Real Hope FA
- Full name: Real Hope Football Academy
- Nickname: Real du Cap
- Founded: 14 March 2014; 11 years ago
- Ground: Parc Saint-Victor
- Capacity: 10,000
- Chairman: Gener Pierre
- Manager: Eyma Jean
- League: Ligue Haïtienne
- 2024: Ligue Haïtienne, Champions
- Website: https://realhopefa.com/
| Away colours |

= Real Hope FA =

Association football club in Haiti

Real Hope Football Academy (French: Académie de football Real Hope) is a professional football club based in Cap-Haïtien, Haiti.

==History==
Real Hope Football Academy was formed by former Vice President from AS Capoise (located in Cap-Haïtien), who decided to create a football club and founded Real Hope Football Academy on 14 May 2014.

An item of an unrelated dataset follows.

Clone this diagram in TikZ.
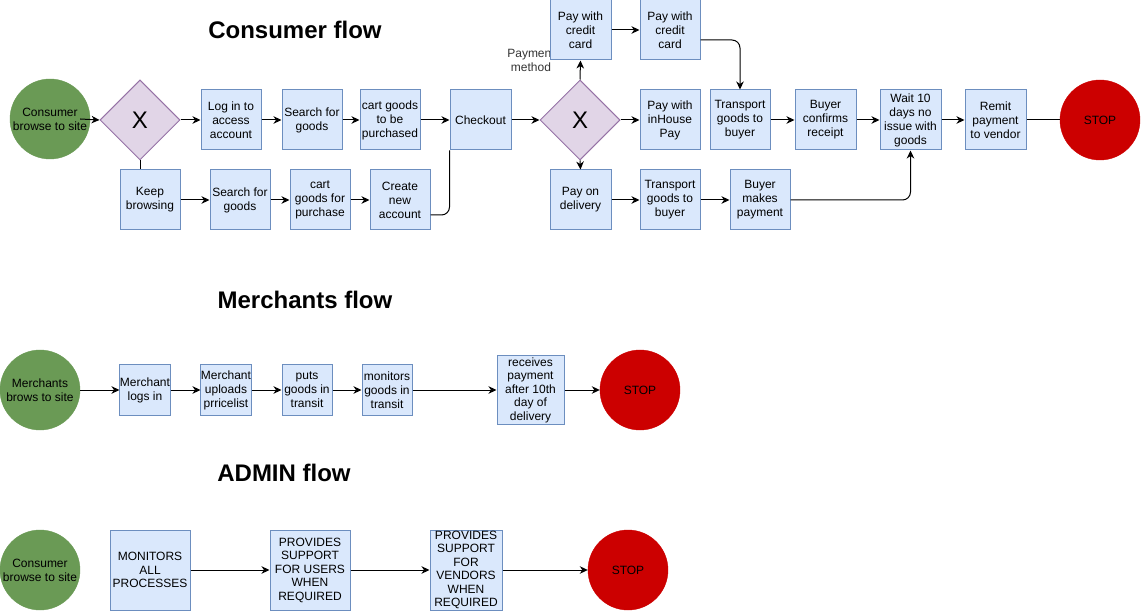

Real started in Division 3 and was quickly promoted to Division 2 the following year in 2015. After being crowned champions of the 2015 season, the club was promoted to the top-tier Division 1, in just its second year of existence. Real Hope FA mostly recently qualified for the 2024 Caribbean Cup, via their winning of Group A of the 2023-24 Ligue Haitienne. Real Hope secured qualification to the 2025 CONCACAF Champions by finishing 3rd in the 2024 Caribbean Cup, where they lost 7-0 on aggregate to Cruz Azul in the Round of 32.